» **To do**: Please return exactly the run of lines that begins with the line containing "Convert this chart to matplotlib code." and ends with the line containing "plt.rcParams['font.family'] = ['Liberation", pictures excluded.

» **Material provided**:

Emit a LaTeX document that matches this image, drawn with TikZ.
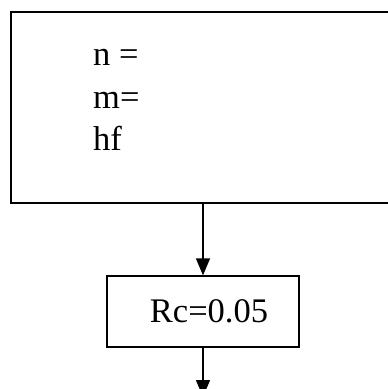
\documentclass[tikz,border=0pt]{standalone}
\usepackage{fontspec}
\setmainfont{Liberation Serif}
\usetikzlibrary{arrows.meta,positioning}

\begin{document}
\begin{tikzpicture}[
  x=1pt, y=-1pt,
  box/.style={draw, rectangle, line width=1.3pt, inner sep=0pt},
  txt/.style={font=\fontsize{34.5}{42.5}\selectfont, inner sep=0pt},
  arrow/.style={-{Triangle[length=17pt,width=14pt]}, line width=1.4pt}
]
\useasboundingbox (0,0) rectangle (388,389);
\clip (0,0) rectangle (388,389);
\node[box, minimum width=420pt, minimum height=191pt] (params) at (221,107.5) {};
% last line sits on the base anchor
\node[txt, anchor=base west, align=left] (paramtext) at (93,150.5) {n =\\m=\\hf};
\node[box, minimum width=192pt, minimum height=71pt, txt] (rc) at (203,311.5) {\hspace*{12pt}Rc=0.05};
\coordinate (next) at (203,397);
\draw[arrow] (params.south -| rc.north) -- (rc.north);
\draw[arrow] (rc.south) -- (next);
\end{tikzpicture}
\end{document}
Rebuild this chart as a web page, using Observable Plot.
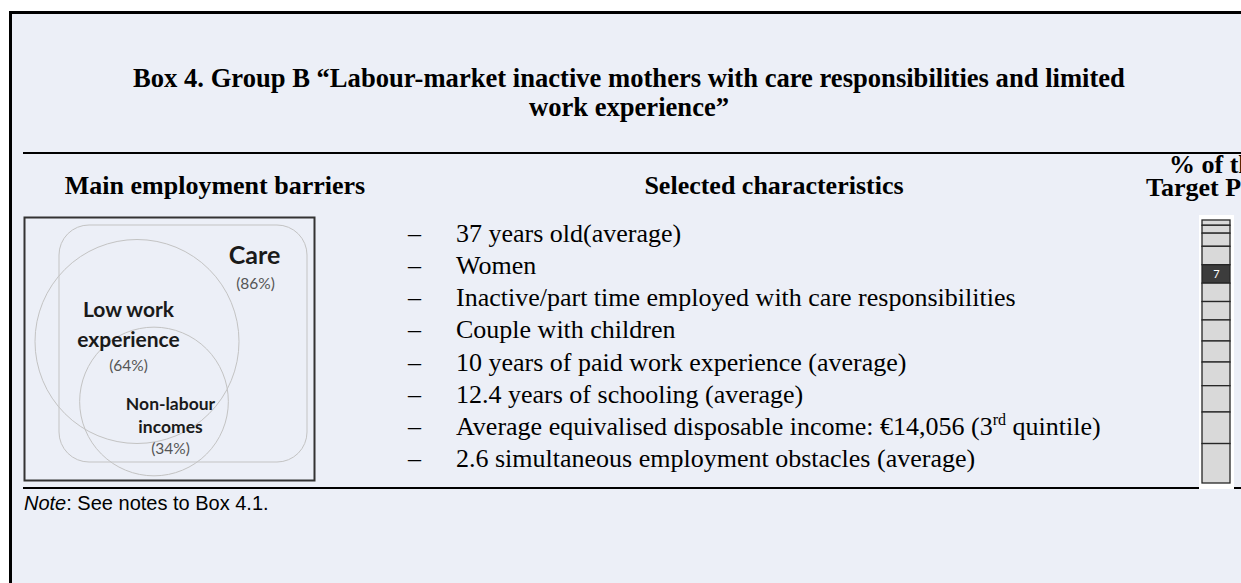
<!DOCTYPE html>
<html>
<head>
<meta charset="utf-8">
<script src="https://cdn.jsdelivr.net/npm/d3@7"></script>
<script src="https://cdn.jsdelivr.net/npm/@observablehq/plot@0.6"></script>
<style>
  html, body { margin: 0; padding: 0; width: 1241px; height: 583px; overflow: hidden; background: #fff; position: relative; }
  #frame { position: absolute; left: 9px; top: 11px; width: 1300px; height: 700px; border-left: 3px solid #000; border-top: 3px solid #000; background: #ECEFF7; box-sizing: border-box; }
  .abs { position: absolute; white-space: nowrap; }
  .serif { font-family: "Liberation Serif", "Times New Roman", serif; color: #000; }
  .title { font-weight: bold; font-size: 26.6px; line-height: 29px; text-align: center; }
  .head { font-weight: bold; font-size: 26px; line-height: 29px; }
  .head2 { font-weight: bold; font-size: 26px; line-height: 23px; }
  .rule { position: absolute; background: #000; }
  #list { font-size: 26px; line-height: 32.14px; }
  #list .dash { position: absolute; left: 0; }
  #list .txt { position: absolute; left: 48px; }
  sup { font-size: 16px; line-height: 0; vertical-align: 10px; }
  #note { font-family: "Liberation Sans", Arial, sans-serif; font-size: 20px; line-height: 23px; color: #000; }
</style>
</head>
<body>
<div id="frame"></div>
<div class="rule" style="left:23px; top:152px; width:1230px; height:2px;"></div>
<div class="rule" style="left:23px; top:487px; width:1230px; height:1.5px;"></div>
<div id="root"></div>
<script>
// ---------- data ----------
const boxTitle = ["Box 4. Group B \u201CLabour-market inactive mothers with care responsibilities and limited", "work experience\u201D"];
const columnHeads = ["Main employment barriers", "Selected characteristics", "% of the", "Target Population"];
const vennSets = ["Care", "Low work experience", "Non-labour incomes"];
const vennShares = [86, 64, 34];
const characteristics = [
  "37 years old(average)",
  "Women",
  "Inactive/part time employed with care responsibilities",
  "Couple with children",
  "10 years of paid work experience (average)",
  "12.4 years of schooling (average)",
  "Average equivalised disposable income: \u20AC14,056 (3<sup>rd</sup> quintile)",
  "2.6 simultaneous employment obstacles (average)"
];
const barGroups = ["G1", "G2", "G3", "G4", "B", "G6", "G7", "G8", "G9", "G10", "G11", "G12", "G13"];
const barShares = [2, 3, 5, 7, 7, 7, 7, 8, 8, 9, 10, 12, 15];
const highlightGroup = "B";
const noteText = "See notes to Box 4.1.";

// ---------- layout (positions, not data) ----------
const vennLayout = {
  "Care": {shape: "rect", x1: 35, x2: 283, y1: 8, y2: 245, rx: 30,
           lines: [["Care"]], nameX: 230, nameY: [46], nameSize: 25, pctX: 231, pctY: 71},
  "Low work experience": {shape: "circle", cx: 112.5, cy: 124,
           lines: [["Low work"], ["experience"]], nameX: 104, nameY: [99, 129], nameSize: 21, pctX: 104, pctY: 153},
  "Non-labour incomes": {shape: "circle", cx: 129.5, cy: 184,
           lines: [["Non-labour"], ["incomes"]], nameX: 146, nameY: [192, 215], nameSize: 17.5, pctX: 146, pctY: 236}
};

const root = document.getElementById("root");
function addDiv(cls, style, html) {
  const d = document.createElement("div");
  d.className = cls;
  d.setAttribute("style", style);
  d.innerHTML = html;
  root.appendChild(d);
  return d;
}

// title
addDiv("abs serif title", "left:0px; top:64px; width:1258px;", boxTitle.join("<br>"));
// headers
addDiv("abs serif head", "left:0px; top:171px; width:430px; text-align:center;", columnHeads[0]);
addDiv("abs serif head", "left:574px; top:171px; width:400px; text-align:center;", columnHeads[1]);
addDiv("abs serif head2", "left:1169px; top:153px;", columnHeads[2]);
addDiv("abs serif head2", "left:1146px; top:176px;", columnHeads[3]);

// characteristics list
const list = addDiv("abs serif", "left:408px; top:218px; width:760px; height:260px;", "");
list.id = "list";
characteristics.forEach((t, i) => {
  const top = i * 32.14;
  const dash = document.createElement("div");
  dash.className = "dash"; dash.style.top = top + "px"; dash.textContent = "\u2013";
  const txt = document.createElement("div");
  txt.className = "txt"; txt.style.top = top + "px"; txt.innerHTML = t;
  list.appendChild(dash); list.appendChild(txt);
});

// note
addDiv("abs", "left:24px; top:492px;", "<span id='note'><i>Note</i>: " + noteText + "</span>");

// ---------- Venn (Plot) ----------
const sets = vennSets.map((name, i) => ({name, share: vennShares[i], ...vennLayout[name]}));
const circles = sets.filter(d => d.shape === "circle");
const rects = sets.filter(d => d.shape === "rect");
const nameLabels = sets.flatMap(d => d.lines.map((l, j) => ({text: l[0], x: d.nameX, y: d.nameY[j], size: d.nameSize})));
const pctLabels = sets.map(d => ({text: `(${d.share}%)`, x: d.pctX, y: d.pctY}));
const labelFont = "Lato, 'Open Sans', sans-serif";

const vennPlot = Plot.plot({
  width: 290, height: 263, margin: 0,
  x: {domain: [0, 290], range: [0, 290], axis: null},
  y: {domain: [0, 263], range: [0, 263], axis: null},
  r: {type: "sqrt", domain: [0, 64], range: [0, 102]},
  style: {background: "transparent", overflow: "visible"},
  marks: [
    Plot.rect(rects, {x1: "x1", x2: "x2", y1: "y1", y2: "y2", rx: 30, fill: "none", stroke: "#C3C3C3", strokeWidth: 1}),
    Plot.dot(circles, {x: "cx", y: "cy", r: "share", fill: "none", stroke: "#C3C3C3", strokeWidth: 1}),
    ...[25, 21, 17.5].map(sz => Plot.text(nameLabels.filter(d => d.size === sz), {
      x: "x", y: "y", text: "text", fontSize: sz, fontWeight: "bold", fontFamily: labelFont,
      fill: "#1a1a1a", lineAnchor: "bottom", textAnchor: "middle"})),
    Plot.text(pctLabels, {x: "x", y: "y", text: "text", fontSize: 15.5, fontFamily: labelFont,
      fill: "#555", lineAnchor: "bottom", textAnchor: "middle"}),
    Plot.frame({stroke: "#333", strokeWidth: 2})
  ]
});
const vennWrap = addDiv("abs", "left:24px; top:217px;", "");
vennWrap.appendChild(vennPlot);

// ---------- stacked bar (Plot) ----------
const barData = barGroups.map((g, i) => ({group: g, share: barShares[i]}));
const barPlot = Plot.plot({
  width: 35, height: 274, marginTop: 5, marginBottom: 6, marginLeft: 3, marginRight: 4,
  x: {type: "band", domain: ["Target"], padding: 0, axis: null},
  y: {domain: [0, 100], reverse: true, axis: null},
  style: {background: "#fff"},
  marks: [
    Plot.barY(barData, {x: () => "Target", y: "share",
      fill: d => d.group === highlightGroup ? "#3C3C3C" : "#D9D9D9",
      stroke: "#262626", strokeWidth: 1.3}),
    Plot.text(barData, Plot.stackY({x: () => "Target", y: "share",
      text: d => d.group === highlightGroup ? String(d.share) : null,
      fill: "#fff", fontSize: 11, fontFamily: "Lato, sans-serif"}))
  ]
});
const barWrap = addDiv("abs", "left:1199px; top:215px;", "");
barWrap.appendChild(barPlot);
</script>
</body>
</html>
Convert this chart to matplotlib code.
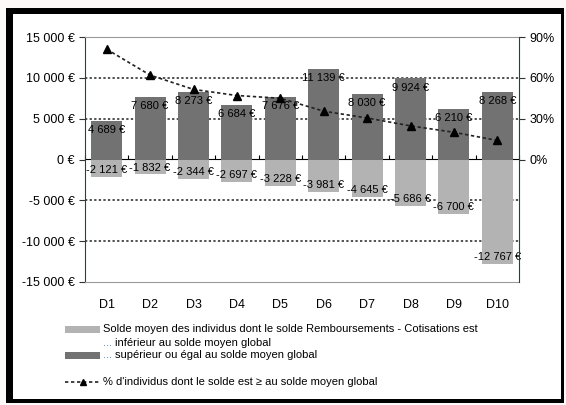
import matplotlib
matplotlib.use("Agg")
import matplotlib.pyplot as plt
import numpy as np
from matplotlib.patches import Rectangle
from matplotlib.lines import Line2D
from matplotlib.ticker import FuncFormatter

plt.rcParams['font.family'] = ['Liberation Sans', 'DejaVu Sans']

# data
deciles = ['D1', 'D2', 'D3', 'D4', 'D5', 'D6', 'D7', 'D8', 'D9', 'D10']
solde_sup = [4689, 7680, 8273, 6684, 7676, 11139, 8030, 9924, 6210, 8268]
solde_inf = [-2121, -1832, -2344, -2697, -3228, -3981, -4645, -5686, -6700, -12767]
pct_sup = [81, 62, 51.5, 47, 45, 35.5, 30.5, 24.7, 20, 14]

y_ticks = [-15000, -10000, -5000, 0, 5000, 10000, 15000]
pct_ticks = [0, 30, 60, 90]

dark = '#727272'
light = '#b3b3b3'
W, H = 566, 405

fig = plt.figure(figsize=(W / 100, H / 100), dpi=100)
fig.patch.set_facecolor('#fdf9f8')

# black frame round the chart
fig.add_artist(Rectangle((6 / W, 1 - 403 / H), 558 / W, 395 / H, transform=fig.transFigure,
                         facecolor='black', edgecolor='none', zorder=0))
fig.add_artist(Rectangle((13 / W, 1 - 399 / H), 548 / W, 385 / H, transform=fig.transFigure,
                         facecolor='white', edgecolor='none', zorder=0))

ax = fig.add_axes([85 / W, 1 - 282 / H, 434 / W, 245 / H])
ax.set_facecolor('none')
x = np.arange(len(deciles))

def euro(v, pos=None):
    s = f"{abs(int(round(v))):,}".replace(',', ' ')
    return ('-' if v < 0 else '') + s + ' €'

ax.bar(x, solde_inf, width=0.71, color=light, zorder=2)
ax.bar(x, solde_sup, width=0.71, color=dark, zorder=2)

for xi, v in zip(x, solde_sup):
    ax.annotate(euro(v), (xi, v), xytext=(0, -3), textcoords='offset points',
                ha='center', va='top', fontsize=8, zorder=5)
for xi, v in zip(x, solde_inf):
    ax.annotate(euro(v), (xi, v), xytext=(0, 5), textcoords='offset points',
                ha='center', va='center', fontsize=8, zorder=5)

ax.set_xlim(-0.5, len(deciles) - 0.5)
ax.set_ylim(-15000, 15000)
ax.set_yticks(y_ticks)
ax.yaxis.set_major_formatter(FuncFormatter(euro))
ax.set_xticks(x, deciles)
ax.tick_params(axis='x', length=0, pad=12, labelsize=9)
ax.tick_params(axis='y', length=4, direction='out', labelsize=9, color='#333333')

for v in y_ticks:
    if v not in (0, 15000, -15000):
        ax.axhline(v, color='#222222', lw=1.1, ls=(0, (1.5, 1.5)), zorder=1)

for s in ['top', 'bottom']:
    ax.spines[s].set_color('#9a9a9a')
ax.spines['left'].set_color('#333b40')
ax.spines['right'].set_visible(False)

# zero line with ticks between categories
sec = ax.secondary_xaxis(0.5)
sec.set_xticks(np.arange(len(deciles) + 1) - 0.5, labels=[''] * (len(deciles) + 1))
sec.tick_params(length=3, direction='out', color='black')
sec.spines['bottom'].set_color('black')
sec.spines['bottom'].set_linewidth(1.2)

ax2 = ax.twinx()
ax2.set_ylim(-90, 90)
ax2.set_yticks(pct_ticks, [f"{p}%" for p in pct_ticks])
ax2.tick_params(axis='y', length=4, direction='out', labelsize=9, color='#333333')
ax2.spines['right'].set_color('#333b40')
for s in ['top', 'bottom', 'left']:
    ax2.spines[s].set_visible(False)
ax2.plot(x, pct_sup, color='#222222', lw=1.2, ls=(0, (2, 1.6)), marker='^',
         markersize=6, markerfacecolor='black', markeredgecolor='black', zorder=4)

# legend drawn below the chart
fs = 8
dots = '#3d7cc4'
fig.add_artist(Rectangle((65 / W, 1 - 333 / H), 35 / W, 7 / H, transform=fig.transFigure,
                         facecolor=light, edgecolor='none'))
fig.text(103 / W, 1 - 329 / H, 'Solde moyen des individus dont le solde Remboursements - Cotisations est',
         fontsize=fs, va='center')
fig.text(103 / W, 1 - 343 / H, '...', fontsize=fs, va='center', color=dots)
fig.text(115 / W, 1 - 343 / H, 'inférieur au solde moyen global', fontsize=fs, va='center')
fig.add_artist(Rectangle((65 / W, 1 - 359 / H), 35 / W, 7 / H, transform=fig.transFigure,
                         facecolor=dark, edgecolor='none'))
fig.text(103 / W, 1 - 355 / H, '...', fontsize=fs, va='center', color=dots)
fig.text(115 / W, 1 - 355 / H, 'supérieur ou égal au solde moyen global', fontsize=fs, va='center')
fig.add_artist(Line2D([65 / W, 100 / W], [1 - 382 / H, 1 - 382 / H], transform=fig.transFigure,
                      color='#222222', lw=1.2, ls=(0, (2, 1.6))))
fig.add_artist(Line2D([82.5 / W], [1 - 382 / H], transform=fig.transFigure,
                      color='black', marker='^', markersize=5))
fig.text(103 / W, 1 - 382 / H, "% d'individus dont le solde est ≥ au solde moyen global",
         fontsize=fs, va='center')

fig.savefig('out.png', dpi=100, facecolor=fig.get_facecolor())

» **Solution to the exercise**:
Convert this chart to matplotlib code.
import matplotlib
matplotlib.use("Agg")
import matplotlib.pyplot as plt
import numpy as np
from matplotlib.patches import Rectangle
from matplotlib.lines import Line2D
from matplotlib.ticker import FuncFormatter

plt.rcParams['font.family'] = ['Liberation Sans', 'DejaVu Sans']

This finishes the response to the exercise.